Abu Dhabi: The Abu Dhabi Securities Exchange is "positive" about MSCI Inc upgrading the UAE's bourses to emerging market status this year, said Rashed Al Beloushi, deputy chief executive officer.

The country's bourses have met most requirements for the MSCI upgrade and the so-called delivery-versus-payment remains the main criteria to be implemented, Al Baloushi said in a telephone interview yesterday. Abu Dhabi's exchange is coordinating with the Dubai Financial Market to implement DvP, he said.

MSCI classifies six of the Gulf's seven bourses, including those in the UAE and Qatar, as frontier markets. Saudi Arabia's market is not categorised.

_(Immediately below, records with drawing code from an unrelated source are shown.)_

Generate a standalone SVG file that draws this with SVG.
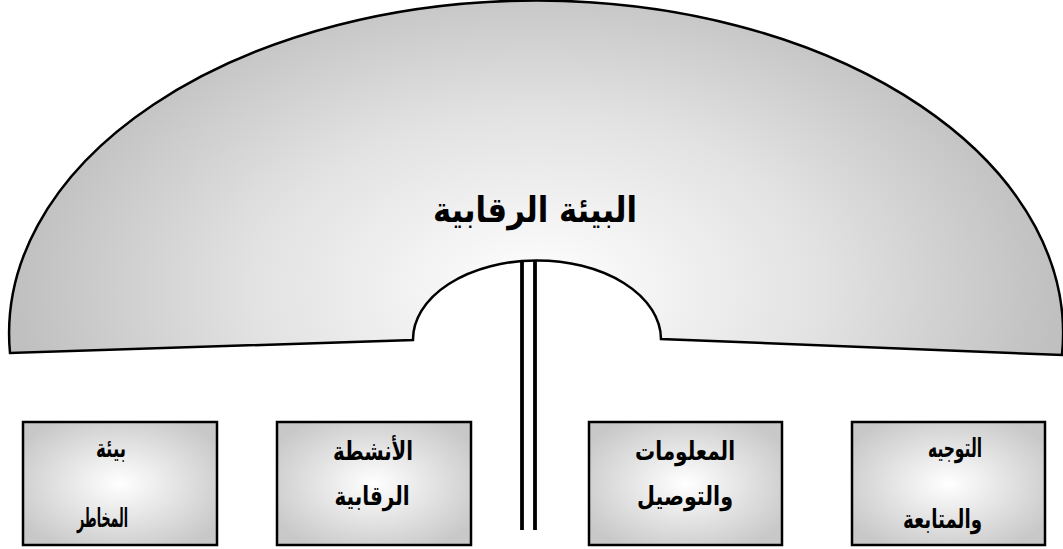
<svg xmlns="http://www.w3.org/2000/svg" width="1063" height="549" viewBox="0 0 1063 549">
<style>
.ar{font-family:"DejaVu Sans Condensed","DejaVu Sans",sans-serif;font-weight:bold;fill:#000}
.box{stroke:#000;stroke-width:2.5;fill:url(#gBox)}
.conn{stroke:#000;stroke-width:3.8;fill:none}
</style>
<defs>
<radialGradient id="gArc" gradientUnits="userSpaceOnUse" cx="537" cy="290" r="520" gradientTransform="translate(537 290) scale(1 0.62) translate(-537 -290)">
<stop offset="0" stop-color="#ffffff"/>
<stop offset="0.55" stop-color="#e2e2e2"/>
<stop offset="1" stop-color="#c0c0c0"/>
</radialGradient>
<radialGradient id="gBox" cx="0.5" cy="0.5" r="0.6">
<stop offset="0" stop-color="#ffffff"/>
<stop offset="1" stop-color="#c8c8c8"/>
</radialGradient>
</defs>
<g id="arc">
<path d="M 10 353 A 527 333 0 1 1 1062 355 L 661 339 A 124 79 0 1 0 413 340 Z" fill="url(#gArc)" stroke="#000" stroke-width="2.5" stroke-linejoin="miter"/>
<text class="ar" x="535" y="222" font-size="35" text-anchor="middle" textLength="204" lengthAdjust="spacingAndGlyphs">البيئة الرقابية</text>
</g>
<g id="connectors">
<line class="conn" x1="522" y1="260" x2="522" y2="530"/>
<line class="conn" x1="535" y1="260" x2="535" y2="530"/>
</g>
<g id="box1">
<rect class="box" x="23" y="422" width="194" height="123"/>
<text class="ar" x="126" y="457" font-size="26" text-anchor="end" textLength="30" lengthAdjust="spacingAndGlyphs">بيئة</text>
<text class="ar" x="128" y="527" font-size="26" text-anchor="end" textLength="51" lengthAdjust="spacingAndGlyphs">المخاطر</text>
</g>
<g id="box2">
<rect class="box" x="277" y="422" width="194" height="123"/>
<text class="ar" x="373" y="460" font-size="26" text-anchor="middle" textLength="80" lengthAdjust="spacingAndGlyphs">الأنشطة</text>
<text class="ar" x="372" y="505" font-size="26" text-anchor="middle" textLength="75" lengthAdjust="spacingAndGlyphs">الرقابية</text>
</g>
<g id="box3">
<rect class="box" x="589" y="422" width="193" height="123"/>
<text class="ar" x="685" y="460" font-size="26" text-anchor="middle" textLength="100" lengthAdjust="spacingAndGlyphs">المعلومات</text>
<text class="ar" x="685" y="505" font-size="26" text-anchor="middle" textLength="96" lengthAdjust="spacingAndGlyphs">والتوصيل</text>
</g>
<g id="box4">
<rect class="box" x="852" y="422" width="193" height="123"/>
<text class="ar" x="982" y="457" font-size="26" text-anchor="end" textLength="54" lengthAdjust="spacingAndGlyphs">التوجيه</text>
<text class="ar" x="982" y="528" font-size="26" text-anchor="end" textLength="79" lengthAdjust="spacingAndGlyphs">والمتابعة</text>
</g>
</svg>
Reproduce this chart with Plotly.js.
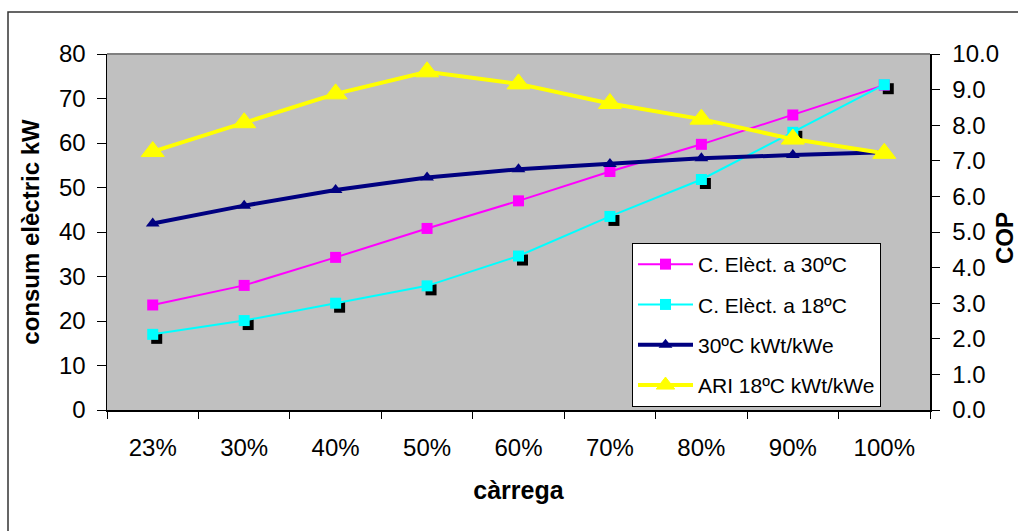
<!DOCTYPE html>
<html>
<head>
<meta charset="utf-8">
<script src="https://cdn.plot.ly/plotly-3.0.1.min.js"></script>
<style>
  html, body { margin: 0; padding: 0; background: #fff; }
  #chart { width: 1018px; height: 531px; }
</style>
</head>
<body>
<div id="chart"></div>
<script>
// Load levels (x categories)
const categories = ['23%', '30%', '40%', '50%', '60%', '70%', '80%', '90%', '100%'];

// Electrical consumption, kW (left axis)
const elec30 = [23.6, 28.0, 34.3, 40.8, 47.0, 53.6, 59.7, 66.3, 73.0];
const elec18 = [17.0, 20.1, 24.0, 27.9, 34.6, 43.5, 51.8, 62.4, 73.1];

// COP, kWt/kWe (right axis)
const cop30 = [5.24, 5.74, 6.18, 6.53, 6.76, 6.91, 7.07, 7.16, 7.24];
const cop18 = [7.26, 8.07, 8.88, 9.50, 9.16, 8.61, 8.17, 7.61, 7.21];

const seriesNames = ['C. Elèct. a 30ºC', 'C. Elèct. a 18ºC', '30ºC kWt/kWe', 'ARI 18ºC kWt/kWe'];

const kwRange = [0, 80];
const copRange = [0, 10];

// Figure geometry
const W = 1018, H = 531;
const M = { l: 107, r: 88, t: 54, b: 121 };
const plotW = W - M.l - M.r;
const plotH = H - M.t - M.b;

// Drop shadow under the 18ºC markers: same data on a hidden pair of axes
// whose ranges are nudged so the marks land a few pixels down and right.
const SHADOW_DX = 4, SHADOW_DY = 4;
const catRange = [-0.5, categories.length - 0.5];
const unitsPerPxX = (catRange[1] - catRange[0]) / plotW;
const unitsPerPxY = (kwRange[1] - kwRange[0]) / plotH;
const shadowXRange = [catRange[0] - SHADOW_DX * unitsPerPxX, catRange[1] - SHADOW_DX * unitsPerPxX];
const shadowYRange = [kwRange[0] + SHADOW_DY * unitsPerPxY, kwRange[1] + SHADOW_DY * unitsPerPxY];

// Category boundaries for the crossing tick marks
const boundaries = categories.map((_, i) => i - 0.5).concat([categories.length - 0.5]);

const FONT = 'Arial, "Liberation Sans", sans-serif';
const TICK_SIZE = 24;
const TITLE_SIZE = 24;

const traces = [
  {
    x: categories, y: elec18, xaxis: 'x', yaxis: 'y',
    mode: 'markers', type: 'scatter', showlegend: false, hoverinfo: 'skip',
    marker: { symbol: 'square', size: 11, color: '#000000' },
    cliponaxis: false
  },
  {
    x: categories, y: elec30, xaxis: 'x2', yaxis: 'y2', name: seriesNames[0],
    legendgroup: 'a', mode: 'lines+markers', type: 'scatter',
    line: { color: '#FF00FF', width: 2 },
    marker: { symbol: 'square', size: 11, color: '#FF00FF' },
    cliponaxis: false
  },
  {
    x: categories, y: elec18, xaxis: 'x2', yaxis: 'y2', name: seriesNames[1],
    legendgroup: 'b', mode: 'lines+markers', type: 'scatter',
    line: { color: '#00FFFF', width: 2 },
    marker: { symbol: 'square', size: 11, color: '#00FFFF' },
    cliponaxis: false
  },
  {
    x: categories, y: cop30, xaxis: 'x2', yaxis: 'y3', name: seriesNames[2],
    legendgroup: 'c', mode: 'lines+markers', type: 'scatter',
    line: { color: '#000080', width: 4 },
    marker: { symbol: 'triangle-up', size: 12, color: '#000080' },
    cliponaxis: false
  },
  {
    x: categories, y: cop18, xaxis: 'x2', yaxis: 'y3', name: seriesNames[3],
    legendgroup: 'd', mode: 'lines+markers', type: 'scatter',
    line: { color: '#FFFF00', width: 4 },
    marker: { symbol: 'triangle-up', size: 20, color: '#FFFF00', line: { color: '#FFFF00', width: 1 } },
    cliponaxis: false
  }
];

const tickFont = { family: FONT, size: TICK_SIZE, color: '#000' };
const titleFont = { family: FONT, size: TITLE_SIZE, color: '#000', weight: 'bold' };

const layout = {
  width: W, height: H,
  margin: { l: M.l, r: M.r, t: M.t, b: M.b, pad: 0 },
  paper_bgcolor: '#FFFFFF',
  plot_bgcolor: '#C0C0C0',
  font: { family: FONT, color: '#000' },
  showlegend: true,
  legend: {
    x: (632 - M.l) / plotW, y: (410 - 243) / plotH,
    xanchor: 'left', yanchor: 'top',
    bgcolor: '#FFFFFF', bordercolor: '#000000', borderwidth: 1,
    font: { family: FONT, size: 21, color: '#000' },
    tracegroupgap: 10, itemwidth: 55, traceorder: 'grouped'
  },
  // hidden axes carrying the marker shadow
  xaxis: {
    type: 'category', categoryarray: categories, categoryorder: 'array',
    range: shadowXRange, visible: false, anchor: 'y', fixedrange: true
  },
  yaxis: {
    range: shadowYRange, visible: false, anchor: 'x', fixedrange: true
  },
  // visible category axis
  xaxis2: {
    overlaying: 'x', anchor: 'y2', side: 'bottom',
    type: 'category', categoryarray: categories, categoryorder: 'array',
    range: catRange, tickson: 'boundaries',
    ticks: 'outside', ticklen: 7, tickwidth: 1, tickcolor: '#000',
    showline: true, linecolor: '#000', linewidth: 1.5,
    showgrid: false, zeroline: false,
    tickfont: tickFont, ticklabelstandoff: 16,
    title: { text: 'càrrega', font: { family: FONT, size: 25, color: '#000', weight: 'bold' }, standoff: 21 }
  },
  // left axis: kW
  yaxis2: {
    overlaying: 'y', anchor: 'x2', side: 'left',
    range: kwRange, dtick: 10, tick0: 0,
    ticks: 'outside', ticklen: 9, tickwidth: 1, tickcolor: '#000',
    showline: true, linecolor: '#000', linewidth: 1.5,
    showgrid: false, zeroline: false,
    tickfont: tickFont, ticklabelstandoff: 6,
    title: { text: 'consum elèctric kW', font: titleFont, standoff: 12 }
  },
  // right axis: COP
  yaxis3: {
    overlaying: 'y', anchor: 'x2', side: 'right',
    range: copRange, dtick: 1, tick0: 0, tickformat: '.1f',
    ticks: 'outside', ticklen: 8, tickwidth: 1, tickcolor: '#000',
    showline: true, linecolor: '#000', linewidth: 1.5,
    showgrid: false, zeroline: false,
    tickfont: tickFont, ticklabelstandoff: 8
  },
  // inner halves of the crossing tick marks
  xaxis3: {
    overlaying: 'x', anchor: 'y2', side: 'bottom',
    range: catRange, tickmode: 'array', tickvals: boundaries,
    ticks: 'inside', ticklen: 8, tickcolor: '#000', showticklabels: false,
    showline: false, showgrid: false, zeroline: false
  },
  yaxis4: {
    overlaying: 'y', anchor: 'x2', side: 'left',
    range: kwRange, dtick: 10, tick0: 0,
    ticks: 'inside', ticklen: 8, tickcolor: '#000', showticklabels: false,
    showline: false, showgrid: false, zeroline: false
  },
  yaxis5: {
    overlaying: 'y', anchor: 'x2', side: 'right',
    range: copRange, dtick: 1, tick0: 0,
    ticks: 'inside', ticklen: 8, tickcolor: '#000', showticklabels: false,
    showline: false, showgrid: false, zeroline: false
  },
  annotations: [
    {
      text: 'COP', xref: 'paper', yref: 'paper',
      x: (1005 - M.l) / plotW, y: (410 - 238) / plotH,
      xanchor: 'center', yanchor: 'middle', textangle: -90,
      showarrow: false, font: titleFont
    }
  ],
  shapes: [
    // grey top edge of the plotting area
    { type: 'line', xref: 'paper', yref: 'paper', x0: 0, x1: 1, y0: 1, y1: 1,
      line: { color: '#808080', width: 2 } },
    // outer chart frame
    { type: 'rect', xref: 'paper', yref: 'paper',
      x0: (8 - M.l) / plotW, x1: (W + 20 - M.l) / plotW,
      y0: (M.t + plotH - (H + 20)) / plotH, y1: (M.t + plotH - 12) / plotH,
      line: { color: '#333333', width: 1.5 }, fillcolor: 'rgba(0,0,0,0)' }
  ]
};

Plotly.newPlot('chart', traces, layout, { displayModeBar: false, staticPlot: true });
</script>
</body>
</html>
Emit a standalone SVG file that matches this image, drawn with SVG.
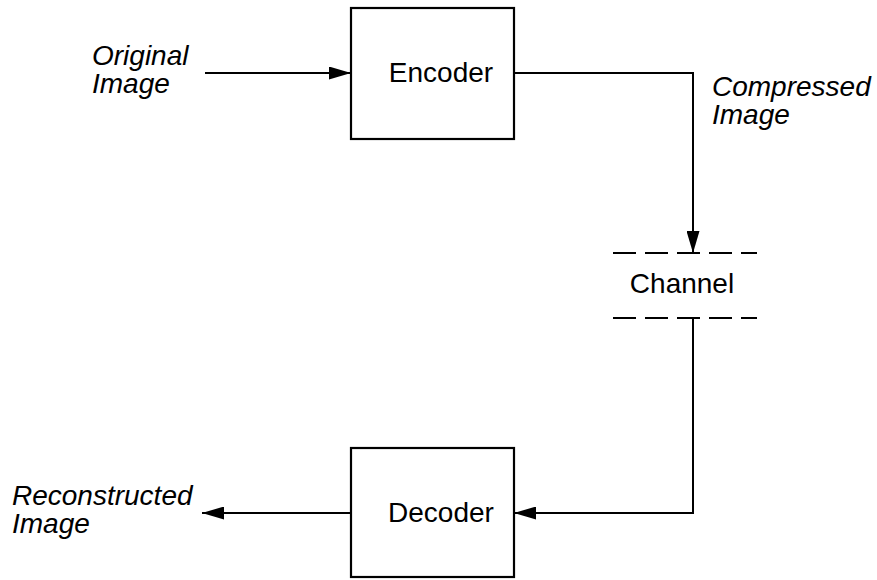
<svg xmlns="http://www.w3.org/2000/svg" width="877" height="580" viewBox="0 0 877 580">
<style>
.box{fill:#fff;stroke:#000;stroke-width:2.2}
.ln{fill:none;stroke:#000;stroke-width:2}
.dash{fill:none;stroke:#000;stroke-width:2;stroke-dasharray:23 9}
.t{font-family:"Liberation Sans",Arial,sans-serif;font-size:28px;fill:#000}
.ti{font-family:"Liberation Sans",Arial,sans-serif;font-size:28px;font-style:italic;fill:#000}
</style>
<defs>
<marker id="ah" markerWidth="22" markerHeight="13" refX="22" refY="6.5" orient="auto" markerUnits="userSpaceOnUse">
<path d="M0,0 L22,6.5 L0,13 Z" fill="#000"/>
</marker>
</defs>
<g id="connectors">
<line class="ln" x1="205" y1="73" x2="351" y2="73" marker-end="url(#ah)"/>
<polyline class="ln" points="514,73 693,73 693,253" marker-end="url(#ah)"/>
<polyline class="ln" points="693,318 693,513 514,513" marker-end="url(#ah)"/>
<line class="ln" x1="351" y1="513" x2="202" y2="513" marker-end="url(#ah)"/>
</g>
<g id="encoder">
<rect class="box" x="351" y="8" width="163" height="131"/>
<text class="t" x="441" y="82" text-anchor="middle">Encoder</text>
</g>
<g id="channel">
<line class="dash" x1="613" y1="253" x2="757" y2="253"/>
<line class="dash" x1="613" y1="318" x2="757" y2="318"/>
<text class="t" x="682" y="293" text-anchor="middle">Channel</text>
</g>
<g id="decoder">
<rect class="box" x="351" y="448" width="163" height="129"/>
<text class="t" x="441" y="522" text-anchor="middle">Decoder</text>
</g>
<g id="original-label">
<text class="ti" x="92" y="65">Original</text>
<text class="ti" x="92" y="93">Image</text>
</g>
<g id="compressed-label">
<text class="ti" x="712" y="96">Compressed</text>
<text class="ti" x="712" y="124">Image</text>
</g>
<g id="reconstructed-label">
<text class="ti" x="12" y="505">Reconstructed</text>
<text class="ti" x="12" y="533">Image</text>
</g>
</svg>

MSCI indexes are tracked by investors with an estimated $5.2 trillion (Dh19 trillion) in assets, according to a May 26 report by Shinhan Investment Corp.

"Widespread scepticism abounds concerning DFM and ADX readiness to implement DvP," said Julian Bruce, equity sales head at EFG-Hermes Holding in Dubai. There is no major "cause for concern yet; this sort of development is always undertaken on an 11th-hour basis and I don't expect this time to be any different", he said. MSCI in June cited a dual account structure as one of the reasons for frontier market status of the UAE and kept the country under review for reclassification. The index provider will in June revalue its assessment by examining, among others, economic development, trading volumes and market accessibility.

Dubai's bourse, the only Gulf Arab stock market to sell shares to the public, said on January 31 it would move to DvP in the first quarter to boost its chances for inclusion in the MSCI EM Index. Dubai plans to introduce short-selling as well as securities borrowing and lending later this year, it said.

Qatar Exchange said last month it will move to DvP on April 11 and the first settlement under the new rules will be on April 14.